To do: Here are some records; quote them exactly, leaving out the pictures.

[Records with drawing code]
╭──
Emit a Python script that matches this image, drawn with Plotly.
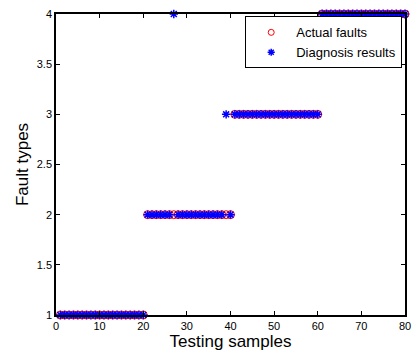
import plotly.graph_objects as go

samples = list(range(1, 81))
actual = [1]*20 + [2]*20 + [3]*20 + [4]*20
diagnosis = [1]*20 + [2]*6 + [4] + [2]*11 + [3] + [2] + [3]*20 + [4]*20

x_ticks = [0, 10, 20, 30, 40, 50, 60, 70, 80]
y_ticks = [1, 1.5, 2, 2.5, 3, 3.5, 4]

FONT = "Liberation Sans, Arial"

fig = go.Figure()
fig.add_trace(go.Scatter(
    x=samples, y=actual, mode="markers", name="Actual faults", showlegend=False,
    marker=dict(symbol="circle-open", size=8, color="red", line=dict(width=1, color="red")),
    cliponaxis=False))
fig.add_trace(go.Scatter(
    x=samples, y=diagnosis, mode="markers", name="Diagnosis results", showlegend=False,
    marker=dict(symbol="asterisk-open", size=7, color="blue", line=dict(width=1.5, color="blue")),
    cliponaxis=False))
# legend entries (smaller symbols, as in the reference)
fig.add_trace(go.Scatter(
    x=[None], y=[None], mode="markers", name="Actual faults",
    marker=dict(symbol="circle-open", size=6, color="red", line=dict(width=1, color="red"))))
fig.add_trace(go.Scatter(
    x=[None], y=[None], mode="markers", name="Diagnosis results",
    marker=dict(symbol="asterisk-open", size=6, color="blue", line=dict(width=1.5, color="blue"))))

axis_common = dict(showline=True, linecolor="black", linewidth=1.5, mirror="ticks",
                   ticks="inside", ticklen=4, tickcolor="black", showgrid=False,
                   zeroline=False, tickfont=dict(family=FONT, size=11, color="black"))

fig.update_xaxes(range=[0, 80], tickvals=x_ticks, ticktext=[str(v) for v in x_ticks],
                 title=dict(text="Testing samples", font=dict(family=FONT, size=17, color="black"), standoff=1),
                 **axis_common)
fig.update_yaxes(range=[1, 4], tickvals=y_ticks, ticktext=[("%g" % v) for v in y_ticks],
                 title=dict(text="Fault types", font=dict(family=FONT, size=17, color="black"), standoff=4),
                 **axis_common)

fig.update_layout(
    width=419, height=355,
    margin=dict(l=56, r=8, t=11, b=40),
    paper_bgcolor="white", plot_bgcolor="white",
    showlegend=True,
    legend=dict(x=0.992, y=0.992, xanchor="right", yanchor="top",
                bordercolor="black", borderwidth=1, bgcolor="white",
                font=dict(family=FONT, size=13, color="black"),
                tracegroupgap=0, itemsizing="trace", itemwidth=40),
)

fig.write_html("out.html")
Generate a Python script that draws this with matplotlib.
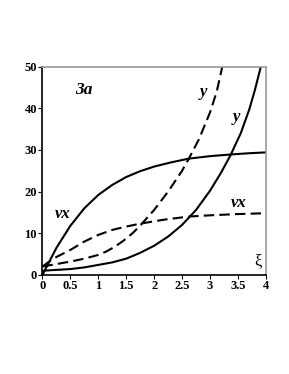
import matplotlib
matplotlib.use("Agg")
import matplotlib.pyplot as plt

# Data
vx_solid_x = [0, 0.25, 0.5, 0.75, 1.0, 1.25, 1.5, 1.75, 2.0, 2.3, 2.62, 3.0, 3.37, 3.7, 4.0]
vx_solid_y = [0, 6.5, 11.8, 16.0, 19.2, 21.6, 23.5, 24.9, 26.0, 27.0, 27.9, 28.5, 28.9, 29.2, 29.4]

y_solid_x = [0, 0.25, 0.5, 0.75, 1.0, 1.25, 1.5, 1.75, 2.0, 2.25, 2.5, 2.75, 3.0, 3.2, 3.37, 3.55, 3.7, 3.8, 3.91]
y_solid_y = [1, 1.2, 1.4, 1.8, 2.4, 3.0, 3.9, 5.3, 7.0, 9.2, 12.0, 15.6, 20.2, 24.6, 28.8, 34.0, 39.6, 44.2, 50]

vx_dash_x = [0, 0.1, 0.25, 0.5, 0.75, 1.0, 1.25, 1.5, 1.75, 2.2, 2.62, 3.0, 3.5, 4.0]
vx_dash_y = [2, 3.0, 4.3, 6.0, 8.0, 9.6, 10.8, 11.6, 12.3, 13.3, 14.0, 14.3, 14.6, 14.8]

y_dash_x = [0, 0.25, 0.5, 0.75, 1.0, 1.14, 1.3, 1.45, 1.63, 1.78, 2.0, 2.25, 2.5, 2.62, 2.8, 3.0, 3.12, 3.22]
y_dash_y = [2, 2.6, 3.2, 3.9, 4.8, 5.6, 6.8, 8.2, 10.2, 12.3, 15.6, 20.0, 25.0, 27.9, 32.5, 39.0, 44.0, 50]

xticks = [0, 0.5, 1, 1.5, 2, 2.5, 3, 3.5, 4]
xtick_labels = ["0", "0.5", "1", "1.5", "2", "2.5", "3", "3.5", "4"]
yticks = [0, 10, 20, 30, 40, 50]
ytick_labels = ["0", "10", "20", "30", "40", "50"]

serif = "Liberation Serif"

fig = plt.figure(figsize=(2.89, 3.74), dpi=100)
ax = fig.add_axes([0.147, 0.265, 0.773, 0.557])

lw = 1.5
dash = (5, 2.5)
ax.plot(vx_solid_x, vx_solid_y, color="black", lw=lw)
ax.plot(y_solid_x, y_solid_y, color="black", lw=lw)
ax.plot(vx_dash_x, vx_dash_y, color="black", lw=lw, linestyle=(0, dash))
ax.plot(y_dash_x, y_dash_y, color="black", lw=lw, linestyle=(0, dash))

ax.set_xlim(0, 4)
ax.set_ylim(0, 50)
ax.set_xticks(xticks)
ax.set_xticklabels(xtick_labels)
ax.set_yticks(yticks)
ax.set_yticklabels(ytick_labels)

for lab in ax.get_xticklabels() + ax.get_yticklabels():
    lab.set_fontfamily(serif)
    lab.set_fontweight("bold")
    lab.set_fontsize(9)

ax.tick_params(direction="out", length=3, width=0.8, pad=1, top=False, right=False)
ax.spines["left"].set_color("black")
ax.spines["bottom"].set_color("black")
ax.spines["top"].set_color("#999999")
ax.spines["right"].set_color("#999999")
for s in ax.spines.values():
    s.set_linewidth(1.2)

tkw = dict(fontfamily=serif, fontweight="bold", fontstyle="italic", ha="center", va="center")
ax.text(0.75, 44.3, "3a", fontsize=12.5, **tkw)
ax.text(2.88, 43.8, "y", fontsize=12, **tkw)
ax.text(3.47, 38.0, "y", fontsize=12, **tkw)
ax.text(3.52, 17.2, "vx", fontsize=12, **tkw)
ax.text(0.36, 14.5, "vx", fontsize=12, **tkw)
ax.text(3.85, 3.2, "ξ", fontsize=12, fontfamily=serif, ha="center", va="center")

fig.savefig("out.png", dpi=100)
╰──
Right answer:
Emit a Python script that matches this image, drawn with Plotly.
import plotly.graph_objects as go

samples = list(range(1, 81))
actual = [1]*20 + [2]*20 + [3]*20 + [4]*20
diagnosis = [1]*20 + [2]*6 + [4] + [2]*11 + [3] + [2] + [3]*20 + [4]*20

x_ticks = [0, 10, 20, 30, 40, 50, 60, 70, 80]
y_ticks = [1, 1.5, 2, 2.5, 3, 3.5, 4]

FONT = "Liberation Sans, Arial"

fig = go.Figure()
fig.add_trace(go.Scatter(
    x=samples, y=actual, mode="markers", name="Actual faults", showlegend=False,
    marker=dict(symbol="circle-open", size=8, color="red", line=dict(width=1, color="red")),
    cliponaxis=False))
fig.add_trace(go.Scatter(
    x=samples, y=diagnosis, mode="markers", name="Diagnosis results", showlegend=False,
    marker=dict(symbol="asterisk-open", size=7, color="blue", line=dict(width=1.5, color="blue")),
    cliponaxis=False))
# legend entries (smaller symbols, as in the reference)
fig.add_trace(go.Scatter(
    x=[None], y=[None], mode="markers", name="Actual faults",
    marker=dict(symbol="circle-open", size=6, color="red", line=dict(width=1, color="red"))))
fig.add_trace(go.Scatter(
    x=[None], y=[None], mode="markers", name="Diagnosis results",
    marker=dict(symbol="asterisk-open", size=6, color="blue", line=dict(width=1.5, color="blue"))))

axis_common = dict(showline=True, linecolor="black", linewidth=1.5, mirror="ticks",
                   ticks="inside", ticklen=4, tickcolor="black", showgrid=False,
                   zeroline=False, tickfont=dict(family=FONT, size=11, color="black"))

fig.update_xaxes(range=[0, 80], tickvals=x_ticks, ticktext=[str(v) for v in x_ticks],
                 title=dict(text="Testing samples", font=dict(family=FONT, size=17, color="black"), standoff=1),
                 **axis_common)
fig.update_yaxes(range=[1, 4], tickvals=y_ticks, ticktext=[("%g" % v) for v in y_ticks],
                 title=dict(text="Fault types", font=dict(family=FONT, size=17, color="black"), standoff=4),
                 **axis_common)

fig.update_layout(
    width=419, height=355,
    margin=dict(l=56, r=8, t=11, b=40),
    paper_bgcolor="white", plot_bgcolor="white",
    showlegend=True,
    legend=dict(x=0.992, y=0.992, xanchor="right", yanchor="top",
                bordercolor="black", borderwidth=1, bgcolor="white",
                font=dict(family=FONT, size=13, color="black"),
                tracegroupgap=0, itemsizing="trace", itemwidth=40),
)

fig.write_html("out.html")
Generate a Python script that draws this with matplotlib.
import matplotlib
matplotlib.use("Agg")
import matplotlib.pyplot as plt

# Data
vx_solid_x = [0, 0.25, 0.5, 0.75, 1.0, 1.25, 1.5, 1.75, 2.0, 2.3, 2.62, 3.0, 3.37, 3.7, 4.0]
vx_solid_y = [0, 6.5, 11.8, 16.0, 19.2, 21.6, 23.5, 24.9, 26.0, 27.0, 27.9, 28.5, 28.9, 29.2, 29.4]

y_solid_x = [0, 0.25, 0.5, 0.75, 1.0, 1.25, 1.5, 1.75, 2.0, 2.25, 2.5, 2.75, 3.0, 3.2, 3.37, 3.55, 3.7, 3.8, 3.91]
y_solid_y = [1, 1.2, 1.4, 1.8, 2.4, 3.0, 3.9, 5.3, 7.0, 9.2, 12.0, 15.6, 20.2, 24.6, 28.8, 34.0, 39.6, 44.2, 50]

vx_dash_x = [0, 0.1, 0.25, 0.5, 0.75, 1.0, 1.25, 1.5, 1.75, 2.2, 2.62, 3.0, 3.5, 4.0]
vx_dash_y = [2, 3.0, 4.3, 6.0, 8.0, 9.6, 10.8, 11.6, 12.3, 13.3, 14.0, 14.3, 14.6, 14.8]

y_dash_x = [0, 0.25, 0.5, 0.75, 1.0, 1.14, 1.3, 1.45, 1.63, 1.78, 2.0, 2.25, 2.5, 2.62, 2.8, 3.0, 3.12, 3.22]
y_dash_y = [2, 2.6, 3.2, 3.9, 4.8, 5.6, 6.8, 8.2, 10.2, 12.3, 15.6, 20.0, 25.0, 27.9, 32.5, 39.0, 44.0, 50]

xticks = [0, 0.5, 1, 1.5, 2, 2.5, 3, 3.5, 4]
xtick_labels = ["0", "0.5", "1", "1.5", "2", "2.5", "3", "3.5", "4"]
yticks = [0, 10, 20, 30, 40, 50]
ytick_labels = ["0", "10", "20", "30", "40", "50"]

serif = "Liberation Serif"

fig = plt.figure(figsize=(2.89, 3.74), dpi=100)
ax = fig.add_axes([0.147, 0.265, 0.773, 0.557])

lw = 1.5
dash = (5, 2.5)
ax.plot(vx_solid_x, vx_solid_y, color="black", lw=lw)
ax.plot(y_solid_x, y_solid_y, color="black", lw=lw)
ax.plot(vx_dash_x, vx_dash_y, color="black", lw=lw, linestyle=(0, dash))
ax.plot(y_dash_x, y_dash_y, color="black", lw=lw, linestyle=(0, dash))

ax.set_xlim(0, 4)
ax.set_ylim(0, 50)
ax.set_xticks(xticks)
ax.set_xticklabels(xtick_labels)
ax.set_yticks(yticks)
ax.set_yticklabels(ytick_labels)

for lab in ax.get_xticklabels() + ax.get_yticklabels():
    lab.set_fontfamily(serif)
    lab.set_fontweight("bold")
    lab.set_fontsize(9)

ax.tick_params(direction="out", length=3, width=0.8, pad=1, top=False, right=False)
ax.spines["left"].set_color("black")
ax.spines["bottom"].set_color("black")
ax.spines["top"].set_color("#999999")
ax.spines["right"].set_color("#999999")
for s in ax.spines.values():
    s.set_linewidth(1.2)

tkw = dict(fontfamily=serif, fontweight="bold", fontstyle="italic", ha="center", va="center")
ax.text(0.75, 44.3, "3a", fontsize=12.5, **tkw)
ax.text(2.88, 43.8, "y", fontsize=12, **tkw)
ax.text(3.47, 38.0, "y", fontsize=12, **tkw)
ax.text(3.52, 17.2, "vx", fontsize=12, **tkw)
ax.text(0.36, 14.5, "vx", fontsize=12, **tkw)
ax.text(3.85, 3.2, "ξ", fontsize=12, fontfamily=serif, ha="center", va="center")

fig.savefig("out.png", dpi=100)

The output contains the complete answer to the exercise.